I wonder if we could use this even when page tables aren't shared between
CPU and SMMU, to avoid splitting the VMID space.

> > Maybe we could reserve some portion
> > of
> > VMID space for the SMMU? Marc, what do you reckon?
> 
> Certainly doable when we have 16bits VMIDs. With smaller VMID spaces (like
> on
> v8.0), this is a bit more difficult (we do have pretty large v8.0 systems
> around).

It's only an issue if those systems have an SMMUv3 supporting DVM. With
any luck that doesn't exist?

> How many VMID bits are we talking about?
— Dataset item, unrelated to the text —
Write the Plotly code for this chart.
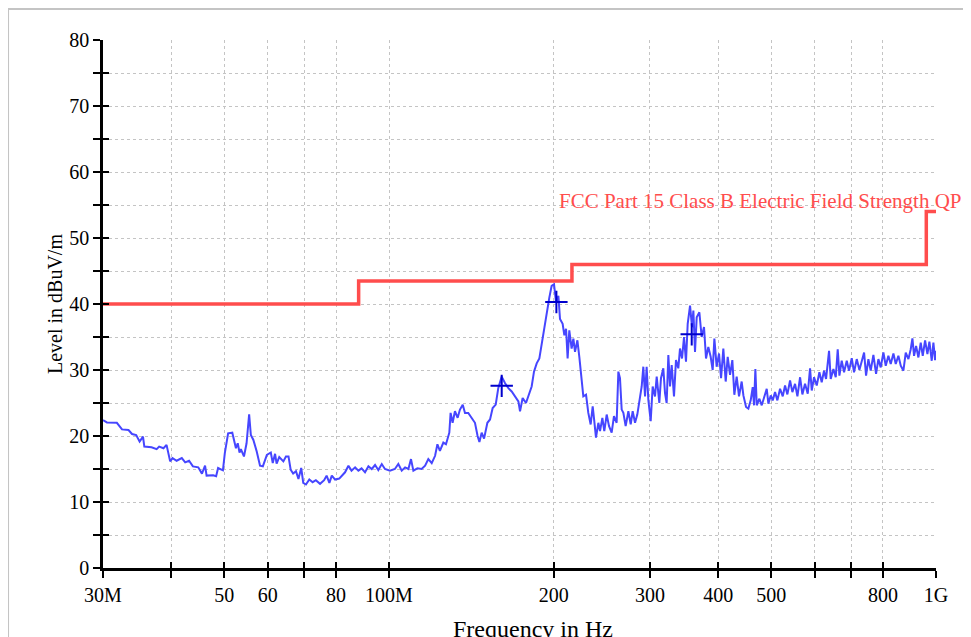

That's anyone's guess... One passed-through device per VM would halve the
VMID space. But the SMMU allocates one VMID for each device assigned to a
guest, not one per VM (well one per domain, or VFIO container, but I think
it boils down to one per device with QEMU). So with SR-IOV for example it
should be pretty easy to reach 256 VMIDs in the SMMU.

Thanks,
Jean
diff mbox series

Patch

diff --git a/drivers/iommu/arm-smmu-v3.c b/drivers/iommu/arm-smmu-v3.c
index 7e1933e7e35f..9332253e3608 100644
--- a/drivers/iommu/arm-smmu-v3.c
+++ b/drivers/iommu/arm-smmu-v3.c
@@ -56,6 +56,7 @@ 
 #define IDR0_ASID16			(1 << 12)
 #define IDR0_ATS			(1 << 10)
 #define IDR0_HYP			(1 << 9)
+#define IDR0_BTM			(1 << 5)
 #define IDR0_COHACC			(1 << 4)
 #define IDR0_TTF			GENMASK(3, 2)
 #define IDR0_TTF_AARCH64		2
@@ -658,6 +659,7 @@  struct arm_smmu_device {
 #define ARM_SMMU_FEAT_VAX		(1 << 14)
 #define ARM_SMMU_FEAT_RANGE_INV		(1 << 15)
 #define ARM_SMMU_FEAT_E2H		(1 << 16)
+#define ARM_SMMU_FEAT_BTM		(1 << 17)
 	u32				features;
 
 #define ARM_SMMU_OPT_SKIP_PREFETCH	(1 << 0)
@@ -3819,11 +3821,14 @@  static int arm_smmu_device_reset(struct arm_smmu_device *smmu, bool bypass)
 	writel_relaxed(reg, smmu->base + ARM_SMMU_CR1);
 
 	/* CR2 (random crap) */
-	reg = CR2_PTM | CR2_RECINVSID;
+	reg = CR2_RECINVSID;
 
 	if (smmu->features & ARM_SMMU_FEAT_E2H)
 		reg |= CR2_E2H;
 
+	if (!(smmu->features & ARM_SMMU_FEAT_BTM))
+		reg |= CR2_PTM;
+
 	writel_relaxed(reg, smmu->base + ARM_SMMU_CR2);
 
 	/* Stream table */
@@ -3934,6 +3939,7 @@  static int arm_smmu_device_hw_probe(struct arm_smmu_device *smmu)
 {
 	u32 reg;
 	bool coherent = smmu->features & ARM_SMMU_FEAT_COHERENCY;
+	bool vhe = cpus_have_cap(ARM64_HAS_VIRT_HOST_EXTN);
 
 	/* IDR0 */
 	reg = readl_relaxed(smmu->base + ARM_SMMU_IDR0);
@@ -3983,10 +3989,19 @@  static int arm_smmu_device_hw_probe(struct arm_smmu_device *smmu)
 
 	if (reg & IDR0_HYP) {
 		smmu->features |= ARM_SMMU_FEAT_HYP;
-		if (cpus_have_cap(ARM64_HAS_VIRT_HOST_EXTN))
+		if (vhe)
 			smmu->features |= ARM_SMMU_FEAT_E2H;
 	}
 
+	/*
+	 * If the CPU is using VHE, but the SMMU doesn't support it, the SMMU
+	 * will create TLB entries for NH-EL1 world and will miss the
+	 * broadcasted TLB invalidations that target EL2-E2H world. Don't enable
+	 * BTM in that case.
+	 */
+	if (reg & IDR0_BTM && (!vhe || reg & IDR0_HYP))
+		smmu->features |= ARM_SMMU_FEAT_BTM;
+
 	/*
 	 * The coherency feature as set by FW is used in preference to the ID
 	 * register, but warn on mismatch.